Cyclist suggests replacing Esplanade car parks with bikeway
CYCLISTS are campaigning for a fairer slice when it comes to sharing Hervey Bay's popular but busy Esplanade with motorists.
A www.change.org petition proposes the Esplanade be open to one-way traffic only to create safer roads for local cyclists and motorists.
Lianne Esposito set up the petition after witnessing a "frightening incident between a bus and trailer and cyclists" near the Hervey Bay surf club.
Ms Esposito, on change.org, makes the point that despite new Queensland road rules legislating motorists give cyclists a 1m berth, the Esplanade has no room to accommodate such a law.
Well-known Hervey Bay cyclist Ron Morgan has since suggested another solution: a cycleway replacing the ocean-side Esplanade car park lane, and additional multi-car parking bays be constructed at intervals along, or near, the Esplanade using vacant blocks or council-controlled land.
Mr Morgan said motorists and cyclists mostly did their best to share the roads, but problems still arose.
He suggested the current Esplanade bike-pedestrian path, while useful, was unsuitable for road cyclists, who often travelled at fast speeds on bikes that require surfaces to be smooth.
"The main thing that people don't understand is they think every bike should be on the bike path and we actually get abused by motorists at times saying, 'Get on the bike path'," Mr Morgan said.
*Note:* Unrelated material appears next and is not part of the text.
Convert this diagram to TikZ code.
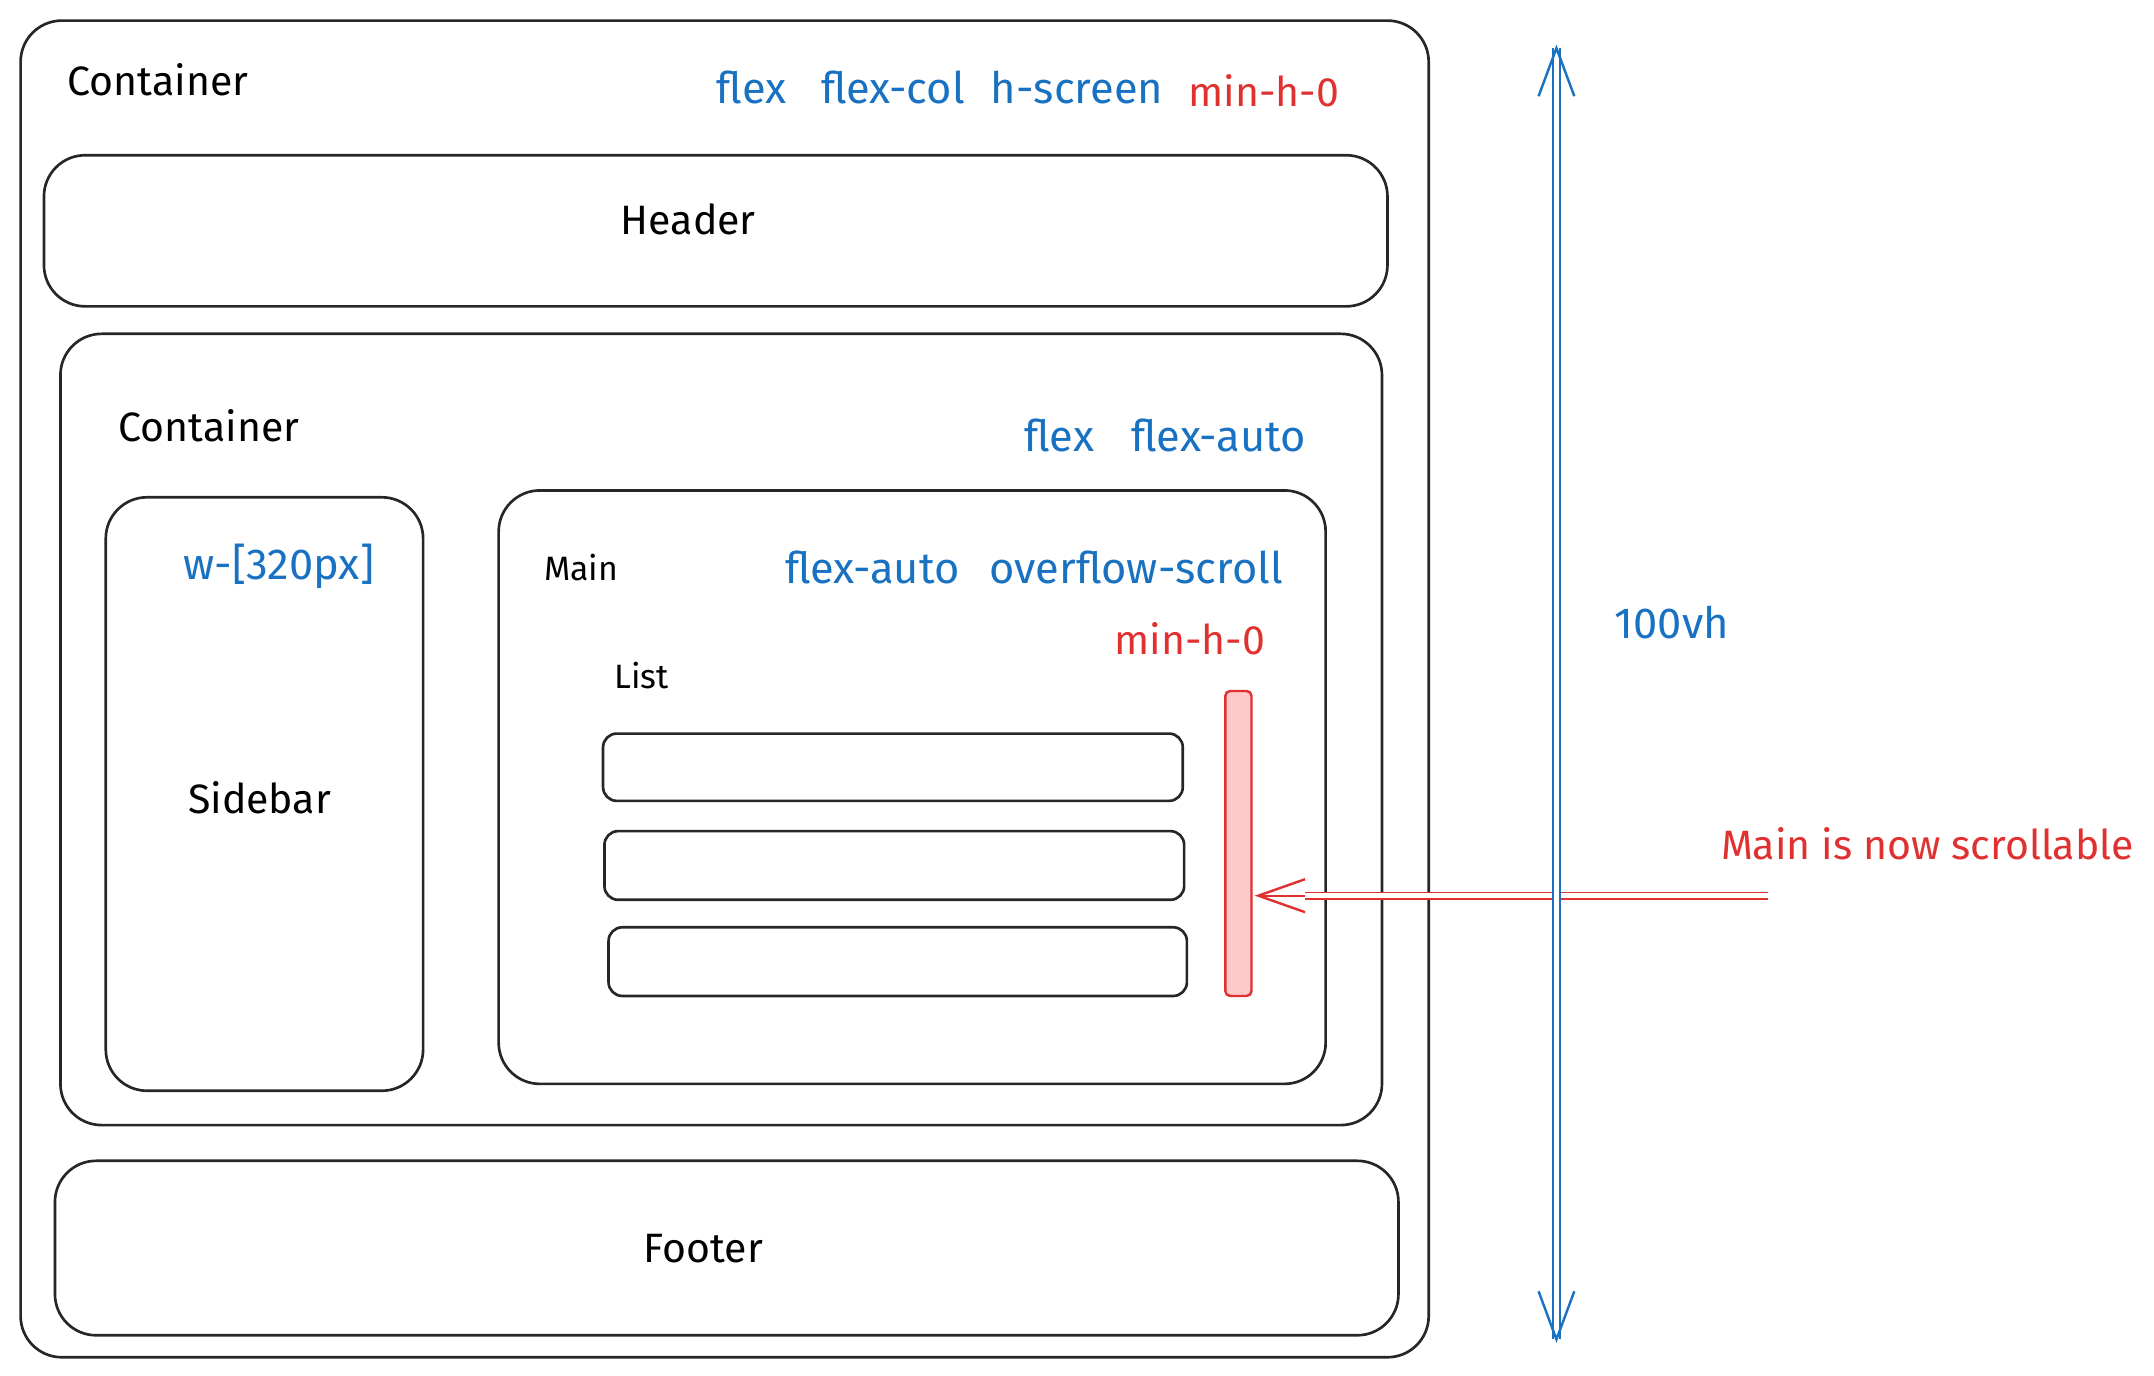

"But there's different sorts of bikes, just like with trail bikes and motorbikes, and what happens if you're riding a bike and doing 30kmh and come across a lady with a dog on the bike path? It could be more dangerous than ever.
"These road bikes are really not designed to go on bike paths."
Fraser Coast Mayor Gerard O'Connell said the Hervey Bay Esplanade was a work in progress.
"A part of council's work on the Esplanade includes traffic studies which will look at one-way options, parking strategies and speed limits, especially at the Pialba, Scarness, Torquay and Urangan precincts," Cr O'Connell said.
"What we have to remember is that when traffic conditions are changed in one area they have impacts on others."